Programs take cues from real life

MUSIC

Music Column

October 16, 2007|By Tim Smith | Tim Smith,SUN MUSIC CRITIC

The music scene moves ahead this week with the start of the Baltimore Chamber Orchestra's 25th anniversary season and the Concert Artists of Baltimore's 21st.

BCO music director Markand Thakar has put together programs that will revisit issues, concerns and ideas that were at the forefront back when the orchestra was founded, including AIDS and the greedy economic boom.

The first program, taking as its starting point the fight against apartheid, offers works by South African composer Stefans Grove and Nigerian composer Fela Sowande. Balancing that unusual fare will be the much-loved Violin Concerto by Beethoven, who was something of a freedom-fighter himself. Russian-born Mark Peskanov will be the soloist in the concerto.

Performances are at 7:30 tonight at Beth Tfiloh Synagogue, 3300 Old Court Road; and 7:30 p.m. tomorrow at Goucher College's Kraushaar Auditorium, 1021 Dulaney Valley Road. For tickets (sold through the Towson University box office), call 410-704-2787. For more information, call 410-685-4050 or go to thebco.org.

Concert Artists, the choral/orchestral ensemble directed by Edward Polochick, will open its season with another of the narrated musical biographies that have proven very popular with audiences in the past few years. This one will be devoted to Handel, with excerpts from some of his best-loved operas, oratorios and instrumental works.

The concert is at 8 p.m. Saturday at Gordon Center for Performing Arts, 3506 Gwynnbrook Ave., Owings Mills. Call 410-625-3525 or go to cabalto.org.

Chamber music ahead

Chamber music fans should note that the BSO Musicians Series opens its second season at the University of Baltimore tomorrow night with clarinetist William Jenken, violist Peter Minkler and pianist Sylvie Beaudoin. The program includes sonatas by Brahms, trios by Mozart and Jean Francaix, as well as Tangissimo! by Thomas Benjamin, who will be on hand to discuss his work.
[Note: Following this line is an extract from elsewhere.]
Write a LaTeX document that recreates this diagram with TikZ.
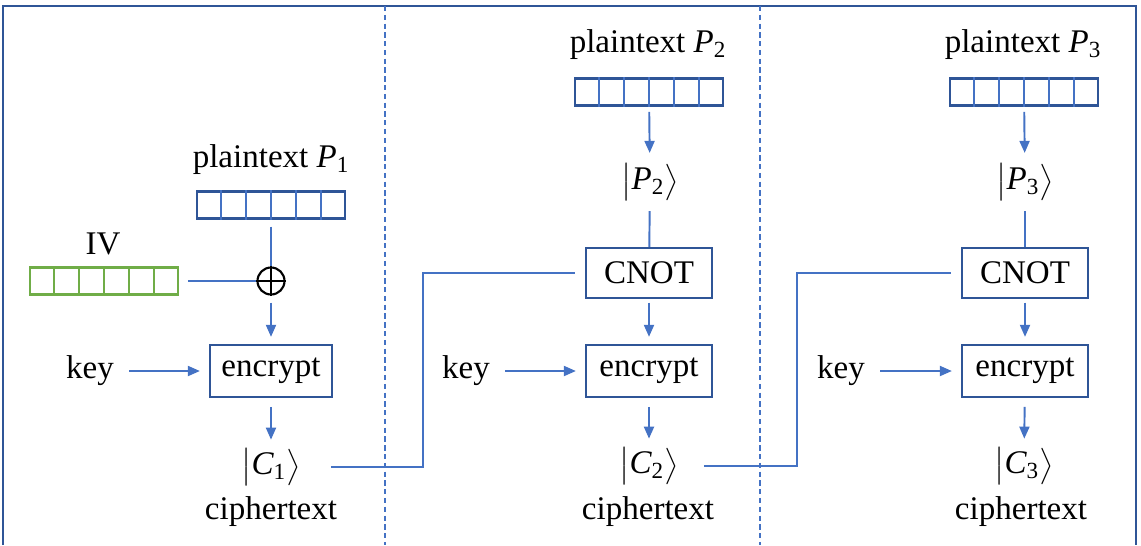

The concert is at 8 p.m. tomorrow in UB's Student Center Performing Arts Theater, 21 W. Mount Royal Ave. Call 410-837-4053, or go to ubalt.edu/studentcenter or etix.com.

Trios (and some BSO musicians) also figure in the next program on the Cylburn Chamber Music Series. Violinist Ken Goldstein, cellist Ilya Finkelshteyn, and pianist Eva Mengelkoch will play works by Haydn and Smetana. And violist Noah Chaves will join those players for Faure's Piano Quartet No. 1.

The concert is at 3:30 p.m. Sunday at Cylburn Arboretum, 4915 Greenspring Ave. Call 410-367-2217.

Trio Jean Paul

Speaking of trios, there's one from Germany that may well be setting a new gold standard for technical fluency and expressive impact. Trio Jean Paul gave an electrifying performance Sunday night for the Shriver Hall Concert Series, a performance so rich in character, so full of ideas that I hated for it to end.

The program opened with the C major Trio by Haydn (Hob. XV:27), which found violinist Ulf Schneider, cellist Martin Lohr and pianist Eckart Heiligers articulating with extraordinary clarity, cohesiveness and, in the amusing finale, breathless exuberance.

The ensemble tapped deeply into the urgent romanticism of Mendelssohn's C minor Trio, while reserving plenty of lightness and an almost giddy energy for its feathery Scherzo (I'm not sure that movement can be played more brilliantly than it was here).

In Shostakovich's sobering Trio No. 2, there was from each musician a remarkable level of incisiveness (and, given several odd distractions in the audience, of concentration).

Trio Jean Paul, founded in 1991, was named for the pseudonym used at the turn of the 19th century by German writer Johann Paul Friedrich Richter, who wrote that "art is not the bread but the wine of life." By that reckoning, Sunday's concert was a case of the finest Bordeaux.